An editor’s note of News, concluded, “It goes without saying that arson and murder are no solution to the idea of theft. However, assuming that initial reports of Aoba’s motives are correct, it goes to show how passionately creators of intellectual property feel about their works.”
The most brutal intellectual property exploitation arena is the music industry. Contracts are complex and compelling documents; it’s far from humour with the saying that ‘contracts can be the Devil’s covenant’. Before the contract should be a Memorandum of Understanding (MOU) that indicates intent, then the contract.

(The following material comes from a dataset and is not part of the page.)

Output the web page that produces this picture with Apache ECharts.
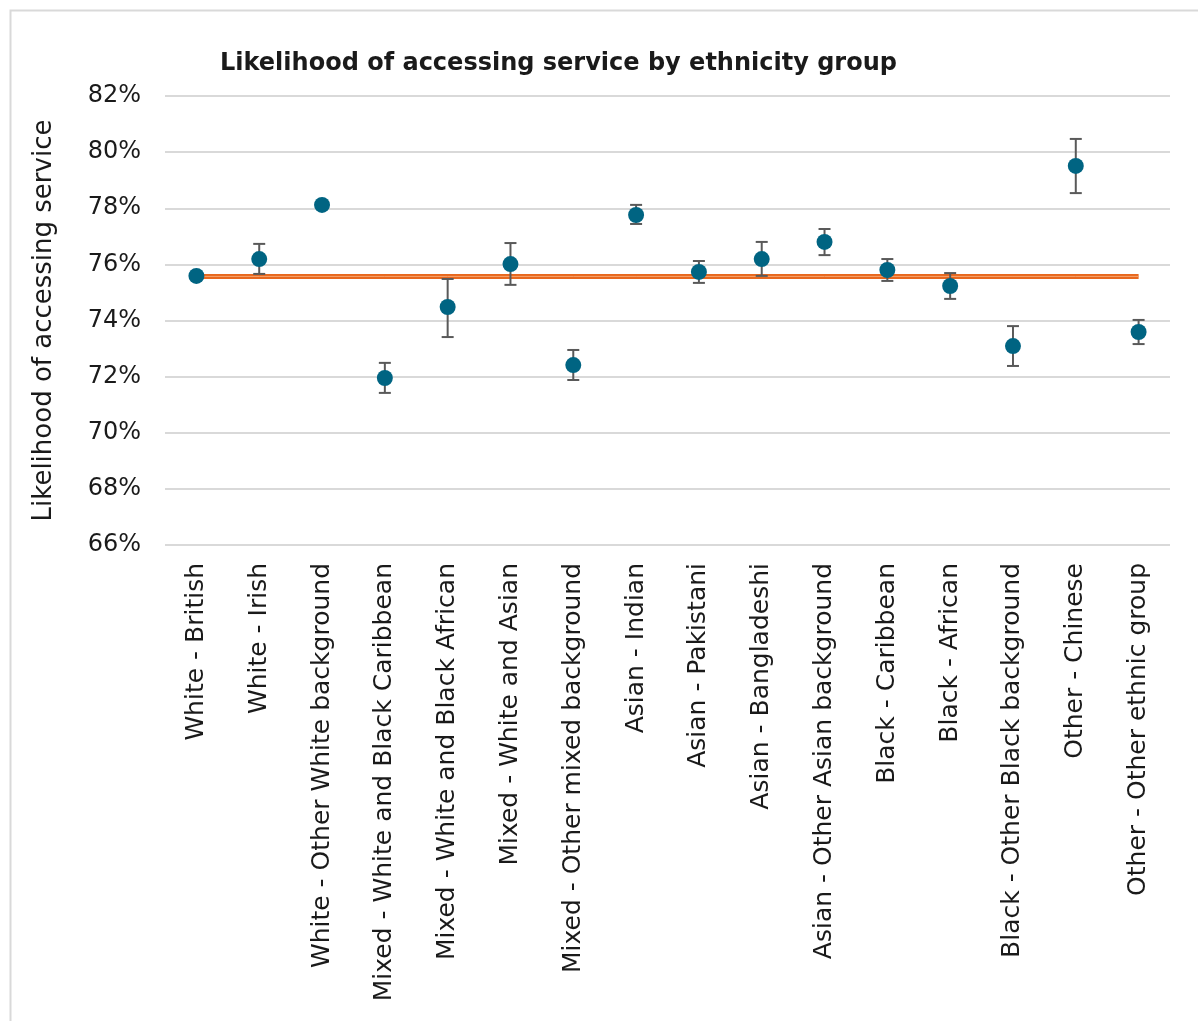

I’m no lawyer, but I had to learn from the beginnings of my career as a writer and artist to understand the priorities of survival in the enterprise area that nature had endowed me with. I prayed and spoke to the Kingdom of God within me. Without humour, I was directed by encounters to read more and to recognise how I, too, can be a victim through trade books and related experiences from other creative and talented people.
Just as I’m outlining what I’ve learnt, so was I advised by more experienced persons. While working in training with the late Dr. Denis Williams, I learnt a lot about the business of the arts and humanities, especially knowing that it is important to know how to balance and manage your content.
In closing, we all need inspiration from the Internet, magazines and old pictures, but the safest models are the models you recruit. They cost money. Beware of smart language you find in old books; don’t think that you can use it because you assume that everyone who read it is now dead. Remember that plagiarised content is always a no-no when you don’t use it as a quotation, and state the author’s name as reference but rather as yours. At all costs, avoid the burden of being discredited. It doesn’t go away easily; it can become as old people seh, ‘a Dokku pon yuh back’.